Britain also now fears Milosevic may try to
pour some of the 600,000 Serbs displaced
by previous civil wars in Croatia and
Bosnia into Kosovo to entrench his power.
To forestall such a move, Nato promised
to strike further blows into central
Belgrade after cruise missile strikes in the
early hours of yesterday morning turned
the Interior Ministry into a blazing inferno,
narrowly missing a maternity hospital.

The Ministry is regarded as the nerve
centre of the paramilitary drive to cleanse
Kosovo and led to Serb claims that Nato's
campaign was as brutal as the Nazis'
carpet-bombing.

The dramatic hardening in targets has
been borne of frustration at the failure of
the bombing campaign so far.

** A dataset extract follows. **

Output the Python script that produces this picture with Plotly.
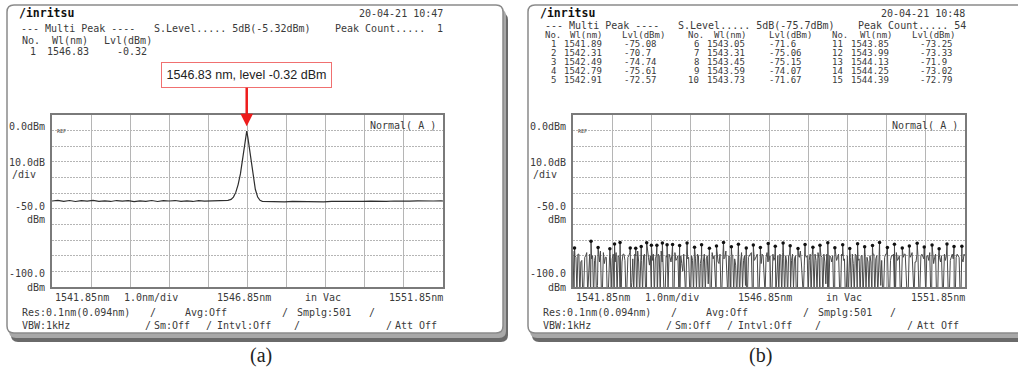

Pleading for
patience, Nato spokesman Jamie Shea
claimed: 'We only need a couple of days
of good weather. We hope President
Milosevic's breaking point is not too far
away.'

The scenes in the camps were described
as chaotic yesterday with most Nato
troops on the border being switched to
relief work, including transport of food and
water. Nato announced yesterday it was
sending up to 6,000 Italian troops to
Albania to protect a mounting
humanitarian relief effort for more than
100,000 refugees there. Britain announced
it was sending £20m to the region and that
Clare Short, International Development
Minister, would be flying to the region.

Russia lashed out yesterday at Nato's
'barbaric' bombing of central Belgrade,
saying that the alliance was mounting a
war of extermination against Yugoslavia.